**Goal:** Give every line again exactly as it appears, please, but not the pictures.

**Data lines:**
- - -
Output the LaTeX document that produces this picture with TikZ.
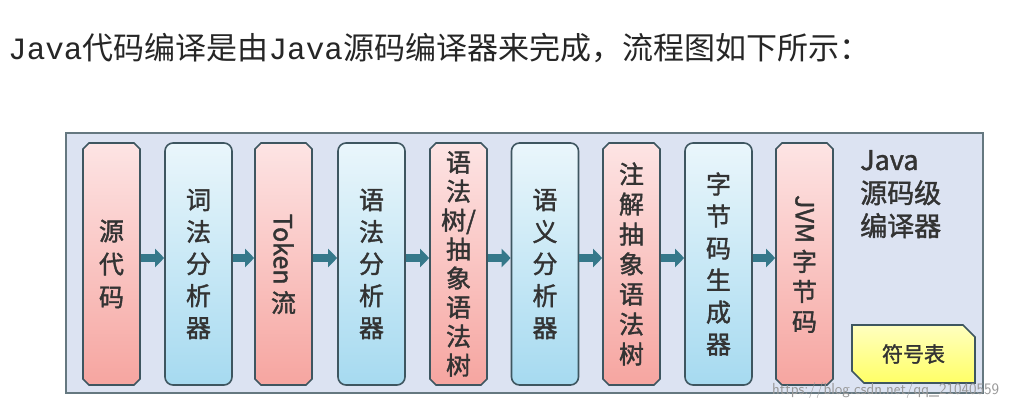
\documentclass[tikz,border=0pt]{standalone}
\usepackage{fontspec}
\newfontfamily\cjk[FakeBold=1.5]{Noto Sans CJK SC}
\newfontfamily\cjkt{Noto Sans CJK SC}
\newfontfamily\mono{Liberation Mono}
\usetikzlibrary{arrows.meta,shapes.misc}
\definecolor{edge}{HTML}{3E5660}
\definecolor{rtop}{HTML}{FDE4E4}
\definecolor{rbot}{HTML}{F6A5A0}
\definecolor{btop}{HTML}{EAF6FB}
\definecolor{bbot}{HTML}{A6DAF0}
\definecolor{bg}{HTML}{DCE3F2}
\definecolor{arr}{HTML}{35788A}
\begin{document}
\begin{tikzpicture}[x=1pt,y=-1pt,
  redbox/.style={draw=edge,line width=1.6pt,chamfered rectangle,chamfered rectangle xsep=3pt,chamfered rectangle ysep=3pt,top color=rtop,bottom color=rbot,minimum width=57pt,minimum height=242pt,inner sep=0pt,align=center,font=\cjk\fontsize{25}{30}\selectfont,text=black!80},
  bluebox/.style={draw=edge,line width=1.6pt,rounded corners=8pt,top color=btop,bottom color=bbot,minimum width=67pt,minimum height=242pt,inner sep=0pt,align=center,font=\cjk\fontsize{25}{32}\selectfont,text=black!80},
  flow/.style={-{Triangle[length=9pt,width=18pt]},line width=8pt,draw=arr}]
\useasboundingbox (0,0) rectangle (1028,411);
\fill[white] (0,0) rectangle (1028,411);
\node[anchor=west,inner sep=0pt,font=\fontsize{31}{34}\selectfont,text=black!85] (title) at (8,48) {{\mono Java}{\cjkt 代码编译是由}{\mono Java}{\cjkt 源码编译器来完成，流程图如下所示：}};
\node[draw=edge!80,line width=1.8pt,fill=bg,minimum width=917pt,minimum height=260pt,inner sep=0pt] (frame) at (524.5,263) {};
\node[redbox,font=\cjk\fontsize{25}{33}\selectfont] (b1) at (111.5,264) {源\\代\\码};
\node[bluebox] (b2) at (198.5,264) {词\\法\\分\\析\\器};
\node[redbox] (b3) at (283.5,264) {\rotatebox{-90}{Token\ }\\流};
\node[bluebox] (b4) at (371.5,264) {语\\法\\分\\析\\器};
\node[redbox,font=\cjk\fontsize{25}{29}\selectfont] (b5) at (458.5,264) {语\\法\\树/\\抽\\象\\语\\法\\树};
\node[bluebox] (b6) at (545,264) {语\\义\\分\\析\\器};
\node[redbox] (b7) at (631.5,264) {注\\解\\抽\\象\\语\\法\\树};
\node[bluebox] (b8) at (718.5,264) {字\\节\\码\\生\\成\\器};
\node[redbox] (b9) at (804.5,264) {\rotatebox{-90}{JVM\ }\\字\\节\\码};
\foreach \a/\b in {b1/b2,b2/b3,b3/b4,b4/b5,b5/b6,b6/b7,b7/b8,b8/b9}
  \draw[flow] (\a.east|-0,258) -- (\b.west|-0,258);
\node[anchor=north west,align=left,inner sep=0pt,font=\cjk\fontsize{27}{33}\selectfont,text=black!80] (lbl) at (860,150) {Java\\源码级\\编译器};
\node[draw=edge,line width=1.6pt,chamfered rectangle,chamfered rectangle corners={north east,south west},chamfered rectangle xsep=6pt,chamfered rectangle ysep=6pt,top color=yellow!25,bottom color=yellow!60,minimum width=123pt,minimum height=58pt,inner sep=0pt,font=\cjk\fontsize{21}{24}\selectfont,text=black!80] (sym) at (913.5,354) {符号表};
\node[anchor=west,inner sep=0pt,font=\fontsize{16}{18}\selectfont\sffamily,text=black!40] (wm) at (772,391) {https://blog.csdn.net/qq\_21040559};
\end{tikzpicture}
\end{document}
- - -
**Task result:**
Output the LaTeX document that produces this picture with TikZ.
\documentclass[tikz,border=0pt]{standalone}
\usepackage{fontspec}
\newfontfamily\cjk[FakeBold=1.5]{Noto Sans CJK SC}
\newfontfamily\cjkt{Noto Sans CJK SC}
\newfontfamily\mono{Liberation Mono}
\usetikzlibrary{arrows.meta,shapes.misc}
\definecolor{edge}{HTML}{3E5660}
\definecolor{rtop}{HTML}{FDE4E4}
\definecolor{rbot}{HTML}{F6A5A0}
\definecolor{btop}{HTML}{EAF6FB}
\definecolor{bbot}{HTML}{A6DAF0}
\definecolor{bg}{HTML}{DCE3F2}
\definecolor{arr}{HTML}{35788A}
\begin{document}
\begin{tikzpicture}[x=1pt,y=-1pt,
  redbox/.style={draw=edge,line width=1.6pt,chamfered rectangle,chamfered rectangle xsep=3pt,chamfered rectangle ysep=3pt,top color=rtop,bottom color=rbot,minimum width=57pt,minimum height=242pt,inner sep=0pt,align=center,font=\cjk\fontsize{25}{30}\selectfont,text=black!80},
  bluebox/.style={draw=edge,line width=1.6pt,rounded corners=8pt,top color=btop,bottom color=bbot,minimum width=67pt,minimum height=242pt,inner sep=0pt,align=center,font=\cjk\fontsize{25}{32}\selectfont,text=black!80},
  flow/.style={-{Triangle[length=9pt,width=18pt]},line width=8pt,draw=arr}]
\useasboundingbox (0,0) rectangle (1028,411);
\fill[white] (0,0) rectangle (1028,411);
\node[anchor=west,inner sep=0pt,font=\fontsize{31}{34}\selectfont,text=black!85] (title) at (8,48) {{\mono Java}{\cjkt 代码编译是由}{\mono Java}{\cjkt 源码编译器来完成，流程图如下所示：}};
\node[draw=edge!80,line width=1.8pt,fill=bg,minimum width=917pt,minimum height=260pt,inner sep=0pt] (frame) at (524.5,263) {};
\node[redbox,font=\cjk\fontsize{25}{33}\selectfont] (b1) at (111.5,264) {源\\代\\码};
\node[bluebox] (b2) at (198.5,264) {词\\法\\分\\析\\器};
\node[redbox] (b3) at (283.5,264) {\rotatebox{-90}{Token\ }\\流};
\node[bluebox] (b4) at (371.5,264) {语\\法\\分\\析\\器};
\node[redbox,font=\cjk\fontsize{25}{29}\selectfont] (b5) at (458.5,264) {语\\法\\树/\\抽\\象\\语\\法\\树};
\node[bluebox] (b6) at (545,264) {语\\义\\分\\析\\器};
\node[redbox] (b7) at (631.5,264) {注\\解\\抽\\象\\语\\法\\树};
\node[bluebox] (b8) at (718.5,264) {字\\节\\码\\生\\成\\器};
\node[redbox] (b9) at (804.5,264) {\rotatebox{-90}{JVM\ }\\字\\节\\码};
\foreach \a/\b in {b1/b2,b2/b3,b3/b4,b4/b5,b5/b6,b6/b7,b7/b8,b8/b9}
  \draw[flow] (\a.east|-0,258) -- (\b.west|-0,258);
\node[anchor=north west,align=left,inner sep=0pt,font=\cjk\fontsize{27}{33}\selectfont,text=black!80] (lbl) at (860,150) {Java\\源码级\\编译器};
\node[draw=edge,line width=1.6pt,chamfered rectangle,chamfered rectangle corners={north east,south west},chamfered rectangle xsep=6pt,chamfered rectangle ysep=6pt,top color=yellow!25,bottom color=yellow!60,minimum width=123pt,minimum height=58pt,inner sep=0pt,font=\cjk\fontsize{21}{24}\selectfont,text=black!80] (sym) at (913.5,354) {符号表};
\node[anchor=west,inner sep=0pt,font=\fontsize{16}{18}\selectfont\sffamily,text=black!40] (wm) at (772,391) {https://blog.csdn.net/qq\_21040559};
\end{tikzpicture}
\end{document}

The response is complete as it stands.